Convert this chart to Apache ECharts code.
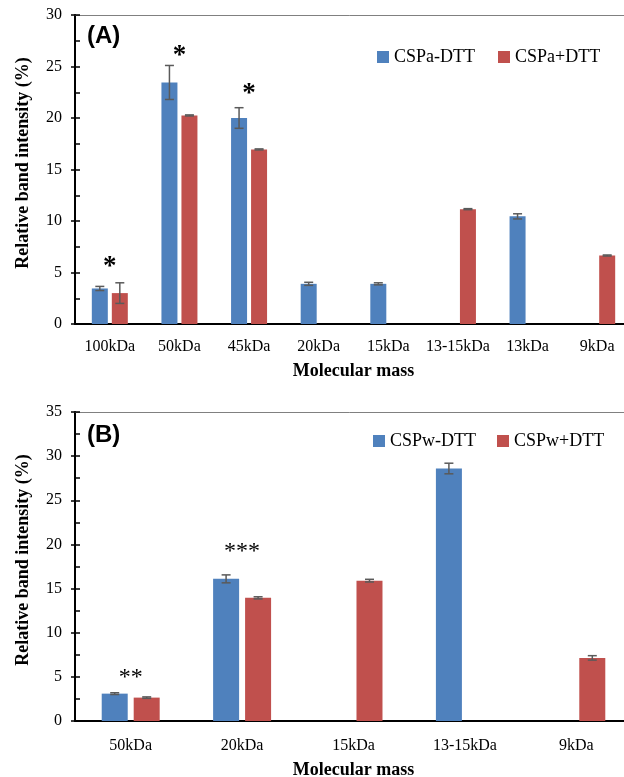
<!DOCTYPE html>
<html><head><meta charset="utf-8">
<script src="https://cdn.jsdelivr.net/npm/echarts@6/dist/echarts.min.js"></script>
<style>html,body{margin:0;padding:0;background:#fff}#c{width:624px;height:777px}</style>
</head><body><div id="c"></div>
<script>
// ---- Panel A data ----
const catsA = ['100kDa','50kDa','45kDa','20kDa','15kDa','13-15kDa','13kDa','9kDa'];
const minusA = [3.45, 23.45, 20.0, 3.9, 3.9, null, 10.45, null];
const minusErrA = [0.2, 1.65, 1.0, 0.15, 0.1, null, 0.25, null];
const plusA = [3.0, 20.25, 16.95, null, null, 11.15, null, 6.65];
const plusErrA = [1.0, 0.05, 0.05, null, null, 0.05, null, 0.05];
const sigCatsA = ['100kDa','50kDa','45kDa'];
const sigTextA = ['*','*','*'];
const sigYA = [5.5, 26.0, 22.3];
const yTicksA = [0, 30, 5];

// ---- Panel B data ----
const catsB = ['50kDa','20kDa','15kDa','13-15kDa','9kDa'];
const minusB = [3.1, 16.1, null, 28.6, null];
const minusErrB = [0.1, 0.45, null, 0.6, null];
const plusB = [2.65, 13.95, 15.9, null, 7.15];
const plusErrB = [0.08, 0.12, 0.15, null, 0.25];
const sigCatsB = ['50kDa','20kDa'];
const sigTextB = ['**','***'];
const sigYB = [4.9, 19.2];
const yTicksB = [0, 35, 5];

const namesA = ['CSPa-DTT','CSPa+DTT'];
const namesB = ['CSPw-DTT','CSPw+DTT'];

const SERIF = '"Liberation Serif","Times New Roman",serif';
const SANS = '"Liberation Sans",Arial,sans-serif';
const BLUE = '#4F81BD', RED = '#C0504D', ERR = '#5a5a5a';

function yAxes(grid, t) {
  return [
    {type:'value', gridIndex:grid, min:t[0], max:t[1], interval:t[2], position:'left',
     axisLine:{show:true, lineStyle:{color:'#000', width:2}},
     axisTick:{show:true, inside:true, length:5, lineStyle:{color:'#000', width:1.5}},
     minorTick:{show:true, splitNumber:2, length:5, lineStyle:{color:'#000', width:1.5}},
     splitLine:{show:false}, minorSplitLine:{show:false},
     axisLabel:{margin:13, color:'#000', fontFamily:SERIF, fontSize:16}},
    {type:'value', gridIndex:grid, min:t[0], max:t[1], interval:t[2], position:'left', offset:0,
     axisLine:{show:false},
     axisTick:{show:true, inside:false, length:4, lineStyle:{color:'#000', width:1.5}},
     axisLabel:{show:false}, splitLine:{show:false}}
  ];
}
function xAxes(grid, cats, margin, gap) {
  return [
    {type:'category', gridIndex:grid, data:cats, position:'bottom',
     axisLine:{show:true, onZero:false, lineStyle:{color:'#000', width:2}}, axisTick:{show:false},
     axisLabel:{interval:0, margin:margin, color:'#000', fontFamily:SERIF, fontSize:16},
     name:'Molecular mass', nameLocation:'middle', nameGap:gap,
     nameTextStyle:{fontFamily:SERIF, fontSize:18, fontWeight:'bold', color:'#000'}},
    {type:'category', gridIndex:grid, data:cats, position:'top',
     axisLine:{show:true, onZero:false, lineStyle:{color:'#808080', width:1}},
     axisTick:{show:false}, axisLabel:{show:false}}
  ];
}
function errSeries(xi, yi, vals, errs, off) {
  const data = [];
  vals.forEach((v, i) => { if (v != null) data.push([i, v, errs[i]]); });
  return {
    type:'custom', xAxisIndex:xi, yAxisIndex:yi, z:5, silent:true,
    data:data,
    renderItem:function(params, api){
      const i = api.value(0), v = api.value(1), e = api.value(2);
      const top = api.coord([i, v + e]);
      const bot = api.coord([i, v - e]);
      const x = top[0] + off, cap = 4.5;
      const ls = {stroke:ERR, lineWidth:1.5};
      return {type:'group', children:[
        {type:'line', shape:{x1:x, y1:top[1], x2:x, y2:bot[1]}, style:ls},
        {type:'line', shape:{x1:x-cap, y1:top[1], x2:x+cap, y2:top[1]}, style:ls},
        {type:'line', shape:{x1:x-cap, y1:bot[1], x2:x+cap, y2:bot[1]}, style:ls}
      ]};
    }
  };
}
function sigSeries(xi, yi, cats, sc, st, sy, font) {
  return {
    type:'custom', xAxisIndex:xi, yAxisIndex:yi, z:6, silent:true,
    data: sc.map((c, k) => [cats.indexOf(c), sy[k]]),
    renderItem:function(params, api){
      const p = api.coord([api.value(0), api.value(1)]);
      return {type:'text', x:p[0], y:p[1],
        style:{text:st[params.dataIndex], font:font, fill:'#000',
               align:'center', verticalAlign:'middle', textAlign:'center', textVerticalAlign:'middle'}};
    }
  };
}

const legendStyle = {fontFamily:SERIF, fontSize:18, color:'#000'};

const option = {
  animation:false,
  backgroundColor:'#fff',
  grid:[
    {left:75, top:15, width:557, height:309, outerBoundsMode:'none', containLabel:false},
    {left:75, top:412, width:557, height:309, outerBoundsMode:'none', containLabel:false}
  ],
  xAxis: xAxes(0, catsA, 15, 38).concat(xAxes(1, catsB, 17, 40)),
  yAxis: yAxes(0, yTicksA).concat(yAxes(1, yTicksB)),
  legend:[
    {data:namesA, left:372, top:43, itemWidth:12, itemHeight:12, itemGap:23, icon:'rect',
     textStyle:legendStyle, selectedMode:false},
    {data:namesB, left:368, top:427, itemWidth:12, itemHeight:12, itemGap:21, icon:'rect',
     textStyle:legendStyle, selectedMode:false}
  ],
  graphic:[
    {type:'text', x:87, y:36, style:{text:'(A)', font:'bold 24px ' + SANS, fill:'#000',
      verticalAlign:'middle', textVerticalAlign:'middle'}},
    {type:'text', x:87, y:435, style:{text:'(B)', font:'bold 24px ' + SANS, fill:'#000',
      verticalAlign:'middle', textVerticalAlign:'middle'}},
    {type:'text', x:23, y:163, rotation:Math.PI/2, style:{text:'Relative band intensity (%)',
      font:'bold 18px ' + SERIF, fill:'#000', align:'center', verticalAlign:'middle',
      textAlign:'center', textVerticalAlign:'middle'}},
    {type:'text', x:23, y:560, rotation:Math.PI/2, style:{text:'Relative band intensity (%)',
      font:'bold 18px ' + SERIF, fill:'#000', align:'center', verticalAlign:'middle',
      textAlign:'center', textVerticalAlign:'middle'}}
  ],
  series:[
    {name:namesA[0], type:'bar', xAxisIndex:0, yAxisIndex:0, data:minusA, barWidth:16, barGap:'25%',
     itemStyle:{color:BLUE}},
    {name:namesA[1], type:'bar', xAxisIndex:0, yAxisIndex:0, data:plusA, barWidth:16, barGap:'25%',
     itemStyle:{color:RED}},
    errSeries(0, 0, minusA, minusErrA, -10),
    errSeries(0, 0, plusA, plusErrA, 10),
    sigSeries(0, 0, catsA, sigCatsA, sigTextA, sigYA, 'bold 27px ' + SERIF),
    {name:namesB[0], type:'bar', xAxisIndex:2, yAxisIndex:2, data:minusB, barWidth:26, barGap:'23%',
     itemStyle:{color:BLUE}},
    {name:namesB[1], type:'bar', xAxisIndex:2, yAxisIndex:2, data:plusB, barWidth:26, barGap:'23%',
     itemStyle:{color:RED}},
    errSeries(2, 2, minusB, minusErrB, -16),
    errSeries(2, 2, plusB, plusErrB, 16),
    sigSeries(2, 2, catsB, sigCatsB, sigTextB, sigYB, '24px ' + SERIF)
  ]
};
const chart = echarts.init(document.getElementById('c'), null, {renderer:'canvas'});
chart.setOption(option);
</script>
</body></html>
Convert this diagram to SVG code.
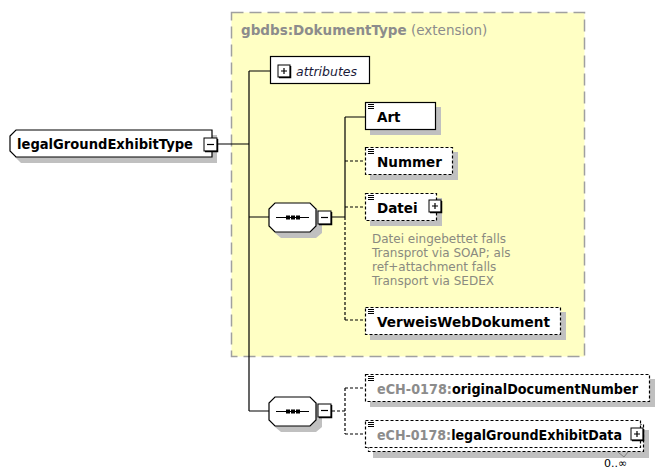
<svg xmlns="http://www.w3.org/2000/svg" width="655" height="470" viewBox="0 0 655 470">
<style>
.shadow{fill:#c0c0c0;stroke:none}
.box{fill:#ffffff;stroke:#000;stroke-width:1.2}
.opt{fill:#ffffff;stroke:#000;stroke-width:1.2;stroke-dasharray:3,2}
.ln{stroke:#000;stroke-width:1.2;fill:none}
.dl{stroke:#000;stroke-width:1.2;fill:none;stroke-dasharray:3,2}
.name{font-family:"DejaVu Sans",sans-serif;font-weight:bold;font-size:13.5px;fill:#000}
.ns{fill:#8c8c8c}
.ann{font-family:"DejaVu Sans",sans-serif;font-size:12px;fill:#8a8a80}
</style>
<defs>
<g id="plus"><rect x="0" y="0" width="12" height="12" fill="#fff" stroke="#000" stroke-width="1"/><path d="M1,12.5H12.5V1" stroke="#000" stroke-width="1.5" fill="none"/><path d="M3,6H9M6,3V9" stroke="#000" stroke-width="1.2"/></g>
<g id="minus"><rect x="0" y="0" width="13" height="13" fill="#fff" stroke="#000" stroke-width="1"/><path d="M1,13.5H13.5V1" stroke="#000" stroke-width="1.5" fill="none"/><path d="M3,6.5H10" stroke="#000" stroke-width="1.2"/></g>
<g id="doc"><path d="M0,0.5H6M0,2.5H6M0,4.5H6" stroke="#000" stroke-width="1"/></g>
<g id="seq"><polygon class="shadow" points="12,5 47,5 53,11 53,30 47,35 12,35 6,30 6,11"/><polygon points="6,0 41,0 47,6 47,23 41,29 6,29 0,23 0,6" fill="#fff" stroke="#000" stroke-width="1.2"/><path d="M7,14.5H40" stroke="#000" stroke-width="1.2"/><rect x="17" y="12.5" width="4" height="4" fill="#000"/><rect x="22" y="12.5" width="4" height="4" fill="#000"/><rect x="27" y="12.5" width="4" height="4" fill="#000"/></g>
</defs>

<g id="extension">
<rect x="231.5" y="12.5" width="353" height="344" fill="#ffffc4" stroke="#a0a0a0" stroke-width="1.5" stroke-dasharray="12,6"/>
<text x="241" y="35" font-family="DejaVu Sans,sans-serif" font-size="13.5px" fill="#8c8c8c"><tspan font-weight="bold">gbdbs:DokumentType</tspan> (extension)</text>
</g>

<g id="connectors">
<path class="ln" d="M217,144H249M249,71V411M249,71H270M249,217H269M249,411H269"/>
<path class="ln" d="M332,217H345M345,117V217M345,117H365"/>
<path class="dl" d="M345,217V320M345,161H365M345,207H365M345,320H365"/>
<path class="dl" d="M332,411H345M345,388V434M345,388H365M345,434H365"/>
</g>

<g id="legalGroundExhibitType">
<polygon class="shadow" points="21,135 217,135 217,163 21,163 15,157 15,141"/>
<polygon class="box" points="16,130 212,130 212,157 16,157 10,151 10,136"/>
<text class="name" x="17" y="149" textLength="176" lengthAdjust="spacingAndGlyphs">legalGroundExhibitType</text>
<use href="#minus" x="204" y="138"/>
</g>

<g id="attributes">
<rect class="box" x="270.5" y="56.5" width="99" height="27"/>
<use href="#plus" x="278" y="65"/>
<text x="296" y="76" font-family="DejaVu Sans,sans-serif" font-style="italic" font-size="12.5px" fill="#1a1a3a">attributes</text>
</g>

<g id="sequence1">
<use href="#seq" x="269" y="203"/>
<use href="#minus" x="318" y="211"/>
</g>

<g id="Art">
<rect class="shadow" x="370" y="107" width="71" height="28"/>
<rect class="box" x="365.5" y="102.5" width="70" height="27"/>
<use href="#doc" x="368" y="104"/>
<text class="name" x="377" y="122">Art</text>
</g>

<g id="Nummer">
<rect class="shadow" x="370" y="152" width="88" height="28"/>
<rect class="opt" x="365.5" y="147.5" width="87" height="27"/>
<use href="#doc" x="368" y="149"/>
<text class="name" x="377" y="167">Nummer</text>
</g>

<g id="Datei">
<rect class="shadow" x="370" y="198" width="72" height="28"/>
<rect class="opt" x="365.5" y="193.5" width="71" height="27"/>
<use href="#doc" x="368" y="195"/>
<text class="name" x="377" y="213">Datei</text>
<use href="#plus" x="429" y="200"/>
<text class="ann" x="372" y="243">Datei eingebettet falls</text>
<text class="ann" x="372" y="257">Transprot via SOAP; als</text>
<text class="ann" x="372" y="271">ref+attachment falls</text>
<text class="ann" x="372" y="285">Transport via SEDEX</text>
</g>

<g id="VerweisWebDokument">
<rect class="shadow" x="370" y="312" width="196" height="28"/>
<rect class="opt" x="365.5" y="307.5" width="195" height="27"/>
<use href="#doc" x="368" y="309"/>
<text class="name" x="377" y="327" textLength="173" lengthAdjust="spacingAndGlyphs">VerweisWebDokument</text>
</g>

<g id="sequence2">
<use href="#seq" x="269" y="397"/>
<use href="#minus" x="318" y="404"/>
</g>

<g id="originalDocumentNumber">
<rect class="shadow" x="370" y="379" width="285" height="28"/>
<rect class="opt" x="365.5" y="374.5" width="284" height="27"/>
<use href="#doc" x="368" y="376"/>
<text class="name" x="377" y="394" textLength="261" lengthAdjust="spacingAndGlyphs"><tspan class="ns">eCH-0178:</tspan>originalDocumentNumber</text>
</g>

<g id="legalGroundExhibitData">
<rect class="shadow" x="373" y="430" width="276" height="28"/>
<rect class="opt" x="368.5" y="424.5" width="275" height="27"/>
<rect class="opt" x="365.5" y="420.5" width="275" height="27"/>
<use href="#doc" x="368" y="422"/>
<text class="name" x="377" y="440" textLength="245" lengthAdjust="spacingAndGlyphs"><tspan class="ns">eCH-0178:</tspan>legalGroundExhibitData</text>
<use href="#plus" x="631" y="428"/>
<path d="M618,452L624,457L628,452" stroke="#808080" stroke-width="1" fill="none"/>
<text x="604" y="467" font-family="DejaVu Sans,sans-serif" font-size="11px" fill="#000">0..∞</text>
</g>
</svg>
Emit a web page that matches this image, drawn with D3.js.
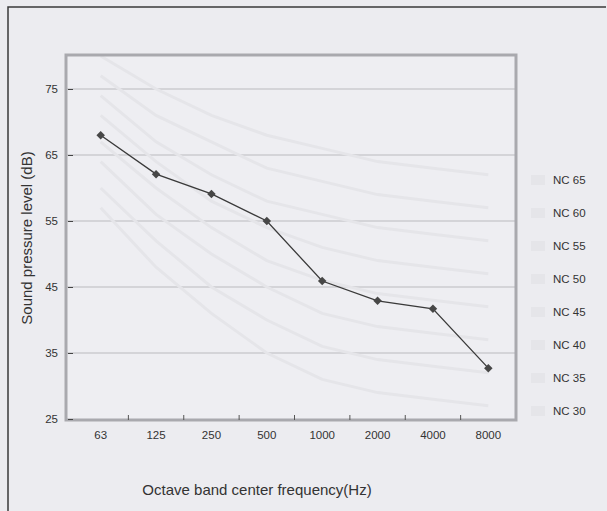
<!DOCTYPE html>
<html><head><meta charset="utf-8">
<script src="https://cdn.jsdelivr.net/npm/d3@7"></script>
<style>body{margin:0;background:#ececf0;}svg{display:block;}</style>
</head><body>
<script>
const freqs = ["63","125","250","500","1000","2000","4000","8000"];
const measured = [68, 62.1, 59.1, 55, 45.9, 42.9, 41.7, 32.7];
const ncLabels = ["NC 65","NC 60","NC 55","NC 50","NC 45","NC 40","NC 35","NC 30"];
const nc65 = [80, 75, 71, 68, 66, 64, 63, 62];
const nc60 = [77, 71, 67, 63, 61, 59, 58, 57];
const nc55 = [74, 67, 62, 58, 56, 54, 53, 52];
const nc50 = [71, 64, 58, 54, 51, 49, 48, 47];
const nc45 = [67, 60, 54, 49, 46, 44, 43, 42];
const nc40 = [64, 56, 50, 45, 41, 39, 38, 37];
const nc35 = [60, 52, 45, 40, 36, 34, 33, 32];
const nc30 = [57, 48, 41, 35, 31, 29, 28, 27];
const yTicks = [25, 35, 45, 55, 65, 75];
const ncSeries = [nc65, nc60, nc55, nc50, nc45, nc40, nc35, nc30];

const W = 607, H = 511;
const svg = d3.select("body").append("svg").attr("width", W).attr("height", H);
svg.append("rect").attr("width", W).attr("height", H).attr("fill", "#ececf0");
// outer frame
svg.append("path").attr("d", "M8,520 L8,7 L606,7").attr("fill", "none").attr("stroke", "#3a3a3a").attr("stroke-width", 1.5);

const L = 66, R = 516, T = 55, B = 420;
const x = d3.scaleBand().domain(freqs).range([73, 516]);
const y = d3.scaleLinear().domain([25, 80]).range([419, 56]);
const font = "Liberation Sans, Arial, sans-serif";

svg.append("rect").attr("x", L).attr("y", T).attr("width", R - L).attr("height", B - T).attr("fill", "#eeeef2");

// gridlines
svg.append("g").selectAll("line").data(yTicks.slice(1)).join("line")
  .attr("x1", L).attr("x2", R).attr("y1", d => y(d)).attr("y2", d => y(d))
  .attr("stroke", "#d4d4d8").attr("stroke-width", 2);

// NC curves (very faint)
const line = d3.line().x((d, i) => x(freqs[i]) + x.bandwidth() / 2).y(d => y(d));
svg.append("g").selectAll("path").data(ncSeries).join("path")
  .attr("d", line)
  .attr("fill", "none").attr("stroke", "#e5e5e9").attr("stroke-width", 3);

// plot frame
svg.append("rect").attr("x", L).attr("y", T).attr("width", R - L).attr("height", B - T)
  .attr("fill", "none").attr("stroke", "#a9a9ae").attr("stroke-width", 3);

// y axis
const yAxis = d3.axisLeft(y).tickValues(yTicks).tickSize(5).tickPadding(6);
const gy = svg.append("g").attr("transform", `translate(${L + 2},0)`).call(yAxis);
gy.select(".domain").remove();
gy.selectAll(".tick line").attr("stroke", "#444").attr("x2", 5).attr("x1", 0);
gy.selectAll(".tick text").attr("fill", "#333").attr("font-size", 11.5).attr("font-family", font).attr("x", -10);

// x axis
const xAxis = d3.axisBottom(x).tickSize(0).tickPadding(11);
const gx = svg.append("g").attr("transform", `translate(0,${B})`).call(xAxis);
gx.select(".domain").remove();
gx.selectAll(".tick text").attr("fill", "#333").attr("font-size", 11.5).attr("font-family", font);
// x tick marks at band boundaries
svg.append("g").selectAll("line").data(freqs.slice(1)).join("line")
  .attr("x1", d => x(d)).attr("x2", d => x(d)).attr("y1", B - 5).attr("y2", B)
  .attr("stroke", "#555").attr("stroke-width", 1);

// measured line
svg.append("path").datum(measured).attr("d", line).attr("fill", "none").attr("stroke", "#3a3a3a").attr("stroke-width", 1.3);
svg.append("g").selectAll("path").data(measured).join("path")
  .attr("transform", (d, i) => `translate(${x(freqs[i]) + x.bandwidth() / 2},${y(d)}) rotate(45)`)
  .attr("d", d3.symbol(d3.symbolSquare, 36))
  .attr("fill", "#474747");

// legend
const lg = svg.append("g");
ncLabels.forEach((t, i) => {
  const yy = 180 + i * 33;
  lg.append("rect").attr("x", 531).attr("y", yy - 5).attr("width", 14).attr("height", 10).attr("fill", "#e5e5e9");
  lg.append("text").attr("x", 553).attr("y", yy).attr("dy", "0.35em").text(t)
    .attr("font-size", 11.5).attr("fill", "#333").attr("font-family", font);
});

// axis titles
svg.append("text").attr("transform", "translate(32,238) rotate(-90)").attr("text-anchor", "middle")
  .attr("font-size", 15).attr("fill", "#333").attr("font-family", font)
  .text("Sound pressure level (dB)");
svg.append("text").attr("x", 257).attr("y", 495).attr("text-anchor", "middle")
  .attr("font-size", 15).attr("fill", "#333").attr("font-family", font)
  .text("Octave band center frequency(Hz)");
</script>
</body></html>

══════

▶ _Exercise directions_
Write out again exactly the lines from the start of the data above through the line containing "const BLUE = '#4F81BD', RED", inclusive, excluding any pictures.

▶ _Reply to the task_
Convert this chart to Apache ECharts code.
<!DOCTYPE html>
<html><head><meta charset="utf-8">
<script src="https://cdn.jsdelivr.net/npm/echarts@6/dist/echarts.min.js"></script>
<style>html,body{margin:0;padding:0;background:#fff}#c{width:624px;height:777px}</style>
</head><body><div id="c"></div>
<script>
// ---- Panel A data ----
const catsA = ['100kDa','50kDa','45kDa','20kDa','15kDa','13-15kDa','13kDa','9kDa'];
const minusA = [3.45, 23.45, 20.0, 3.9, 3.9, null, 10.45, null];
const minusErrA = [0.2, 1.65, 1.0, 0.15, 0.1, null, 0.25, null];
const plusA = [3.0, 20.25, 16.95, null, null, 11.15, null, 6.65];
const plusErrA = [1.0, 0.05, 0.05, null, null, 0.05, null, 0.05];
const sigCatsA = ['100kDa','50kDa','45kDa'];
const sigTextA = ['*','*','*'];
const sigYA = [5.5, 26.0, 22.3];
const yTicksA = [0, 30, 5];

// ---- Panel B data ----
const catsB = ['50kDa','20kDa','15kDa','13-15kDa','9kDa'];
const minusB = [3.1, 16.1, null, 28.6, null];
const minusErrB = [0.1, 0.45, null, 0.6, null];
const plusB = [2.65, 13.95, 15.9, null, 7.15];
const plusErrB = [0.08, 0.12, 0.15, null, 0.25];
const sigCatsB = ['50kDa','20kDa'];
const sigTextB = ['**','***'];
const sigYB = [4.9, 19.2];
const yTicksB = [0, 35, 5];

const namesA = ['CSPa-DTT','CSPa+DTT'];
const namesB = ['CSPw-DTT','CSPw+DTT'];

const SERIF = '"Liberation Serif","Times New Roman",serif';
const SANS = '"Liberation Sans",Arial,sans-serif';
const BLUE = '#4F81BD', RED = '#C0504D', ERR = '#5a5a5a';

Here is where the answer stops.